Hoca bu, Akyazı’da Akyazı’nın Sesi adlı gazeteyi çıkardığımız günlere götürüyor bizi… Matbuat tecrübesi olan İstanbul’da Sabah ve Türkiye gazetelerinin kuruluşunda yer alan İhsan Hoca, ‘Yusuf, o yıllar sana karşı bir din adamı ve bir siyasetçi bana geldi.. Sana karşı bir gazete çıkarma teklifinde bulundular. Ancak öyle yaptılar ki, gazete ortaklığı onların, ben ise kurucu, aracı olacaktım.’ Bu isimleri benimle paylaştı. Siyasetçiyi tahmin etmem zor olmadı ama ya din adamı? Akyazı’nın sevilen din adamı, neden bana karşı gazete çıkarmaya karar versin ki?

Ne günler?

Akyazı günleri... Tekrar hatırlamak, yaşamak… Ve İhsan Hoca’nın güler yüzü hiç ekşimiyor, gülümsüyor.

Ne yaptığını sordum.

Bir ‘Evliyalar’ dizisi üzerine çalışmaları varmış, bir de mantar toplamalar…

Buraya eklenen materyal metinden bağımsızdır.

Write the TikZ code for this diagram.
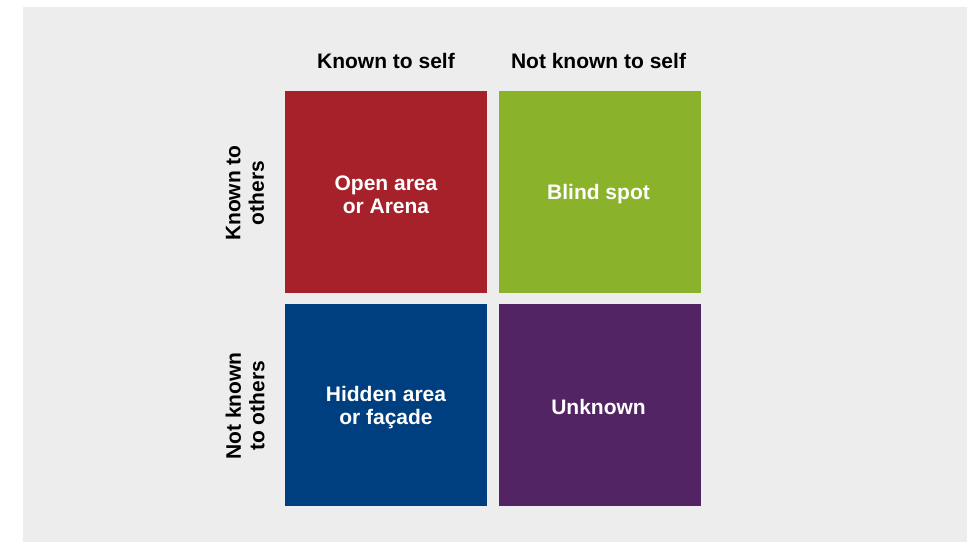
\documentclass[tikz,border=0pt]{standalone}
\usepackage{fontspec}
\setmainfont{Liberation Sans}
\definecolor{bg}{HTML}{EDEDED}
\definecolor{cred}{HTML}{A6212A}
\definecolor{cgreen}{HTML}{8AB22A}
\definecolor{cblue}{HTML}{003F7F}
\definecolor{cpurple}{HTML}{522464}
\begin{document}
\begin{tikzpicture}[x=1pt,y=-1pt,
  quad/.style={minimum width=202pt,minimum height=202pt,inner sep=0pt},
  qtext/.style={text=white,font=\fontsize{21}{23}\selectfont\bfseries,align=center,inner sep=0pt},
  head/.style={font=\fontsize{21}{23.5}\selectfont\bfseries,align=center,text=black,inner sep=0pt}]
\useasboundingbox (0,0) rectangle (967,542);
\fill[white] (0,0) rectangle (967,542);
\fill[bg] (23,7) rectangle (967,542);
\node[quad,fill=cred] (oa) at (386,192) {};
\node[quad,fill=cgreen] (bs) at (600,192) {};
\node[quad,fill=cblue] (ha) at (386,405) {};
\node[quad,fill=cpurple] (uk) at (600,405) {};
\node[qtext] (toa) at ([yshift=-3pt]oa.center) {Open area\\or Arena};
\node[qtext] (tbs) at ([xshift=-1.5pt,yshift=-2.5pt]bs.center) {Blind spot};
\node[qtext] (tha) at ([yshift=-3pt]ha.center) {Hidden area\\or façade};
\node[qtext] (tuk) at ([xshift=-1.5pt,yshift=-2pt]uk.center) {Unknown};
\node[head] (h1) at (386,61) {Known to self};
\node[head] (h2) at (598.5,61) {Not known to self};
\node[head,rotate=90] (r1) at (245,193) {Known to\\others};
\node[head,rotate=90] (r2) at (245,406) {Not known\\to others};
\end{tikzpicture}
\end{document}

İhsan Uzungüngör Hoca’nın yaşadığı Pazarköy, sırtını Keremali dağlarına vermiş köylerimizden…

Dağın yarı beli üzerinde mevsimlik mantar topluyor İhsan Hocam... Her gün 10-15 kilometre yürüyor. Dağdaki tüm mantar çeşitlerini tanıyor. Üniversiteli öğrencileri de oluyor. Onlara rehberlik yapıyor. ‘Şu sıralarda Kanlıçay mantarının çıkmasını bekliyoruz’ diyor…

Aklıma futbolcu arkadaşım, yakınım ağabeyim kaleci Sedat (Polis) düşüyor. Geçen yıl mantar toplamalar ile nasıl kaybolduğunu ve soluğu Keremali zirvesinden Dokurcun’da aldığını anlatmıştı.

‘Aman Hocam, zehirli mantarlara dikkat’ diyorum.

‘Merak etme tanıyorum’ diyor.

Sohbetimiz sonlanırken yeğenim Eczacı Ozan Cinal yanıma geliyor. ’Amca hayır ola’ diye sesleniyor. İhsan Bey bu defa bizi yine şaşırtıyor:

‘Benim annem Cinallardan, biliyor musunuz’ diyor.

Bunu konuşmak için vaktimiz yok ama gülümseyerek oradan ayrılıyoruz.

Zaten bütün insanlar kardeş değil midirler ki?

Fahri Tuna kardeşimin akşam programı yüklü... Kendisini Akyazı’da bırakıp Adapazarı’na dönüyorum.

Yıllar önce seyahat ettiğim Akyazı minibüslerinden birinin koltuklarına kendimi atıyorum.